Written problem:
Give the data below again exactly as written, without its pictures.

Data block:
______

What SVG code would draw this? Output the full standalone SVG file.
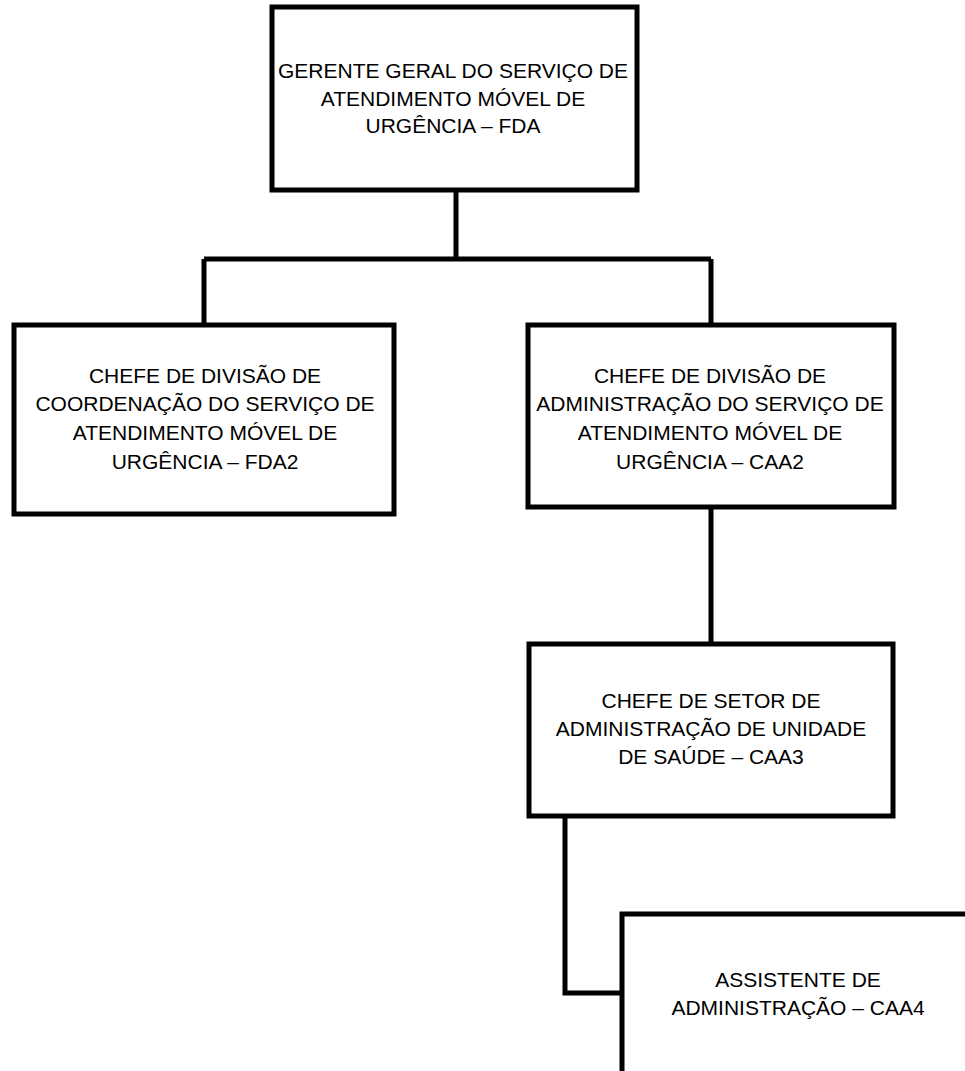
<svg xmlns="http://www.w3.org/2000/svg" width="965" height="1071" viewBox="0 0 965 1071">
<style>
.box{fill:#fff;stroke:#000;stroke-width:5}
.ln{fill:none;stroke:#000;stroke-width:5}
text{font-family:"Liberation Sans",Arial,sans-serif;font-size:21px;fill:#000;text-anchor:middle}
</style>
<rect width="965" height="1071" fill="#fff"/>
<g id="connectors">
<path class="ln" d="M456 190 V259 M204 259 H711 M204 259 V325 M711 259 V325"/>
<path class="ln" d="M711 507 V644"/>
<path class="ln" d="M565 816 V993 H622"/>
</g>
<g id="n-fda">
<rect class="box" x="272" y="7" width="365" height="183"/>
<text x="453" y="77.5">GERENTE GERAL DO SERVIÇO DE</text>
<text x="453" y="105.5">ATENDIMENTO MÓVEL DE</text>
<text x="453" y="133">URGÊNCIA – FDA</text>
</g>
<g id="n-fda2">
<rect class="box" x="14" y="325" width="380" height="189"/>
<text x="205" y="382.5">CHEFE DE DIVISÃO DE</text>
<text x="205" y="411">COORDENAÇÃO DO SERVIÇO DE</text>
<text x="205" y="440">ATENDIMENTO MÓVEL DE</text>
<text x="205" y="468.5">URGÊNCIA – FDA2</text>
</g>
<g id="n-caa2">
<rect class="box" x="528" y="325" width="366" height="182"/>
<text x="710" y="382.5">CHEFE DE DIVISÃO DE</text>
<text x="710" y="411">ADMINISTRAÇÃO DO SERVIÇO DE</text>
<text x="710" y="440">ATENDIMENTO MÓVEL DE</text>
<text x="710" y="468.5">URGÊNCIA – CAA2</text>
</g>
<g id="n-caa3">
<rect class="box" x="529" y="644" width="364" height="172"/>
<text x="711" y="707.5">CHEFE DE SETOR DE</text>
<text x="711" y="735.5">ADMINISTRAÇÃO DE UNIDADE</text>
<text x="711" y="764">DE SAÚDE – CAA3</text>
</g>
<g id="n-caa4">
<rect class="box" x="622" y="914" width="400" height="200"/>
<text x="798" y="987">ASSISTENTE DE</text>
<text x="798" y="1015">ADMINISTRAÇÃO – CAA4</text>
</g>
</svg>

______

Finished task:
What SVG code would draw this? Output the full standalone SVG file.
<svg xmlns="http://www.w3.org/2000/svg" width="965" height="1071" viewBox="0 0 965 1071">
<style>
.box{fill:#fff;stroke:#000;stroke-width:5}
.ln{fill:none;stroke:#000;stroke-width:5}
text{font-family:"Liberation Sans",Arial,sans-serif;font-size:21px;fill:#000;text-anchor:middle}
</style>
<rect width="965" height="1071" fill="#fff"/>
<g id="connectors">
<path class="ln" d="M456 190 V259 M204 259 H711 M204 259 V325 M711 259 V325"/>
<path class="ln" d="M711 507 V644"/>
<path class="ln" d="M565 816 V993 H622"/>
</g>
<g id="n-fda">
<rect class="box" x="272" y="7" width="365" height="183"/>
<text x="453" y="77.5">GERENTE GERAL DO SERVIÇO DE</text>
<text x="453" y="105.5">ATENDIMENTO MÓVEL DE</text>
<text x="453" y="133">URGÊNCIA – FDA</text>
</g>
<g id="n-fda2">
<rect class="box" x="14" y="325" width="380" height="189"/>
<text x="205" y="382.5">CHEFE DE DIVISÃO DE</text>
<text x="205" y="411">COORDENAÇÃO DO SERVIÇO DE</text>
<text x="205" y="440">ATENDIMENTO MÓVEL DE</text>
<text x="205" y="468.5">URGÊNCIA – FDA2</text>
</g>
<g id="n-caa2">
<rect class="box" x="528" y="325" width="366" height="182"/>
<text x="710" y="382.5">CHEFE DE DIVISÃO DE</text>
<text x="710" y="411">ADMINISTRAÇÃO DO SERVIÇO DE</text>
<text x="710" y="440">ATENDIMENTO MÓVEL DE</text>
<text x="710" y="468.5">URGÊNCIA – CAA2</text>
</g>
<g id="n-caa3">
<rect class="box" x="529" y="644" width="364" height="172"/>
<text x="711" y="707.5">CHEFE DE SETOR DE</text>
<text x="711" y="735.5">ADMINISTRAÇÃO DE UNIDADE</text>
<text x="711" y="764">DE SAÚDE – CAA3</text>
</g>
<g id="n-caa4">
<rect class="box" x="622" y="914" width="400" height="200"/>
<text x="798" y="987">ASSISTENTE DE</text>
<text x="798" y="1015">ADMINISTRAÇÃO – CAA4</text>
</g>
</svg>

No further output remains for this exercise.